Let me be clear: that is wrong. It is a dangerous distortion of what DEI really is.
DEI is not a threat. It is a response to injustice. It is the child of the civil rights movement, the promise of our Constitution, and the embodiment of our best values as Americans. DEI is not about favoritism. It is about fairness. It’s not about excluding some, but about finally including all.
America is a nation of immigrants, a nation built on stolen land, and one that has too often denied full citizenship—full humanity—to entire groups of people. From slavery to Jim Crow, from the Chinese Exclusion Act to Japanese internment, from “redlining” to voter suppression, the story of America includes both great promise and great betrayal.
Affirmative action and DEI exist to address those betrayals. They are imperfect tools, yes—but they are necessary ones. Without them, the playing field is not level. Without them, the deep scars of racism, sexism, homophobia, and other forms of discrimination are simply allowed to fester.
In my years of police leadership, I saw firsthand the power of inclusion.
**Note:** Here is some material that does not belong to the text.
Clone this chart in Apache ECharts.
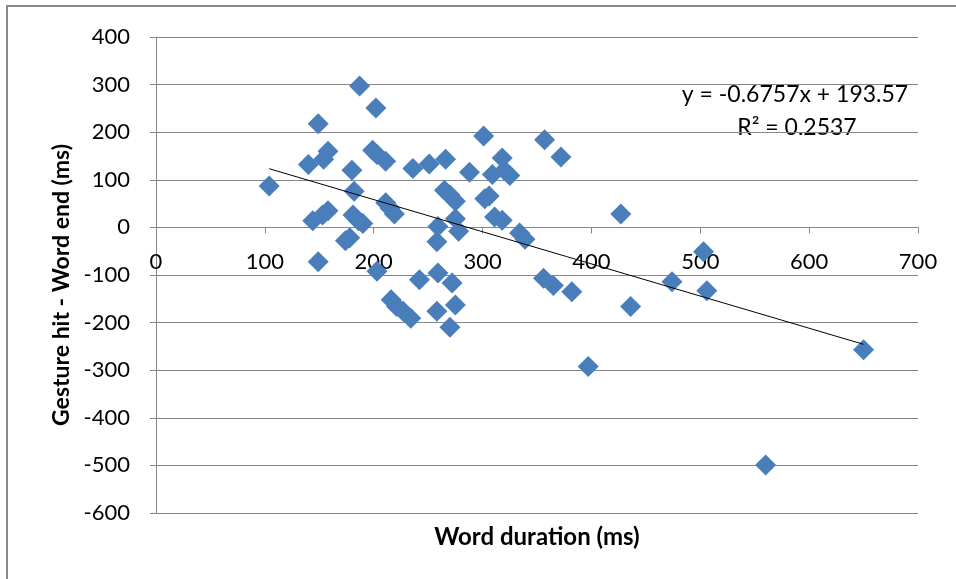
<!DOCTYPE html>
<html>
<head>
<meta charset="utf-8">
<script src="https://cdn.jsdelivr.net/npm/echarts@6/dist/echarts.min.js"></script>
<style>
  html, body { margin: 0; padding: 0; background: #fff; }
  #chart { width: 956px; height: 579px; }
</style>
</head>
<body>
<div id="chart"></div>
<script>
// Word duration (ms) for each observation
var wordDuration = [
  187, 202, 149, 158, 154, 140, 199, 203, 211, 180,
  104, 182, 211, 215, 219, 153, 144, 158, 181, 190,
  186, 174, 178, 149,
  301, 357, 372, 236, 251, 266, 288, 318, 309, 320,
  325, 265, 270, 275, 302, 306, 311, 318, 275, 259,
  278, 258, 334, 339,
  203, 242, 259, 272, 216, 221, 227, 234, 258, 275,
  270, 356, 365, 382,
  427, 503, 474, 506, 436, 397, 650, 560
];
// Gesture hit minus word end (ms), same order
var gestureOffset = [
  297, 251, 218, 160, 143, 132, 162, 153, 139, 120,
  87, 76, 52, 40, 28, 26, 14, 35, 26, 8,
  14, -28, -22, -72,
  192, 184, 148, 124, 133, 143, 116, 146, 111, 120,
  109, 78, 68, 55, 60, 66, 22, 15, 18, 2,
  -8, -30, -12, -25,
  -92, -110, -96, -117, -152, -166, -176, -191, -176, -163,
  -210, -107, -122, -135,
  28, -51, -114, -133, -166, -292, -257, -499
];
// Linear trend fitted to the data
var trendSlope = -0.6757;
var trendIntercept = 193.57;
var trendLabel = 'y = -0.6757x + 193.57';
var r2Label = 'R\u00B2 = 0.2537';

var xTicks = { min: 0, max: 700, interval: 100 };
var yTicks = { min: -600, max: 400, interval: 100 };

var points = wordDuration.map(function (x, i) { return [x, gestureOffset[i]]; });
var xLo = Math.min.apply(null, wordDuration);
var xHi = Math.max.apply(null, wordDuration);
var trendLine = [
  [xLo, trendSlope * xLo + trendIntercept],
  [xHi, trendSlope * xHi + trendIntercept]
];

var FONT = 'Lato';
var grey = '#868686';

// Plot rectangle; the horizontal axis is lifted to cross the vertical axis at 0
var GRID = { left: 156, right: 38, top: 37, bottom: 66 };
var plotH = 579 - GRID.top - GRID.bottom;
var zeroShift = -plotH * (0 - yTicks.min) / (yTicks.max - yTicks.min);

var chart = echarts.init(document.getElementById('chart'), null, { renderer: 'canvas' });
chart.setOption({
  animation: false,
  backgroundColor: '#ffffff',
  grid: { left: GRID.left, right: GRID.right, top: GRID.top, bottom: GRID.bottom, containLabel: false },
  xAxis: {
    type: 'value',
    position: 'bottom',
    offset: zeroShift,
    min: xTicks.min, max: xTicks.max, interval: xTicks.interval,
    axisLine: { show: true, onZero: false, lineStyle: { color: grey, width: 1 } },
    axisTick: { show: true, inside: false, length: 6, lineStyle: { color: grey } },
    axisLabel: { fontFamily: FONT, fontSize: 22, color: '#000', margin: 24 },
    splitLine: { show: false }
  },
  yAxis: {
    type: 'value',
    min: yTicks.min, max: yTicks.max, interval: yTicks.interval,
    axisLine: { show: true, onZero: false, lineStyle: { color: grey, width: 1 } },
    axisTick: { show: true, inside: false, length: 6, lineStyle: { color: grey } },
    axisLabel: { fontFamily: FONT, fontSize: 22, color: '#000', margin: 26 },
    splitLine: { show: true, lineStyle: { color: grey, width: 1 } }
  },
  series: [
    {
      type: 'scatter',
      data: points,
      symbol: 'diamond',
      symbolSize: 21,
      itemStyle: { color: '#4A7EBB', opacity: 1 },
      z: 3
    },
    {
      type: 'line',
      data: trendLine,
      symbol: 'none',
      lineStyle: { color: '#000', width: 1 },
      z: 4
    }
  ],
  graphic: [
    {
      type: 'rect',
      shape: { x: 7, y: 6, width: 1000, height: 700 },
      style: { fill: 'none', stroke: '#8a8a8a', lineWidth: 2 },
      silent: true
    },
    {
      type: 'text',
      x: 537, y: 537,
      style: { text: 'Word duration (ms)', fontFamily: FONT, fontSize: 24, fontWeight: 'bold',
               fill: '#000', align: 'center', verticalAlign: 'middle' }
    },
    {
      type: 'text',
      x: 62, y: 285,
      rotation: Math.PI / 2,
      style: { text: 'Gesture hit - Word end (ms)', fontFamily: FONT, fontSize: 23, fontWeight: 'bold',
               fill: '#000', align: 'center', verticalAlign: 'middle' }
    },
    {
      type: 'text',
      x: 795, y: 95,
      style: { text: trendLabel, fontFamily: FONT, fontSize: 23, fill: '#000',
               align: 'center', verticalAlign: 'middle' }
    },
    {
      type: 'text',
      x: 797, y: 128,
      style: { text: r2Label, fontFamily: FONT, fontSize: 23, fill: '#000',
               align: 'center', verticalAlign: 'middle' }
    }
  ]
});
</script>
</body>
</html>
When we hired women and people of color, when we opened the doors to those previously excluded, our department changed—and our community changed. We were better at our jobs. We earned more trust. We became more just.
But more than that, we lived up to the values of our profession and our nation.
To dismantle DEI now is to turn our back on that progress. It is to say that fairness no longer matters, that representation is irrelevant, that history can be erased. It is to retreat into a false neutrality that ignores the very real barriers so many Americans still face every day because of who they are, how they look, where they were born, or who they love.

Amazing how you have many male cops complaining that due to DEI, the professinal standards of police have been lowered. From what I have seen and read, police standards have never been raised nearly 60 years. Do we have police academy training that last 2 to 4 years, Nope. Do we see cops turning in other cops. Not really. Do we have fewer police shootings, nope, they are probably at the same level or even higher compare to other years.
If you go to youtube and see Judge David Fleischer in action, the judge gets tick off about police officers writing shoddy police reports that should have be rejected by the DA’s office and the cases should have never been allowed to come to Fleischer’s court or any other court in the first place. People complain about kids not learning to write and blame the teachers for it. Well, it seems that the adult police instructors are incapable of teaching their cadets how to properly write a report along with the police supervisors not review the reports with a critical eye.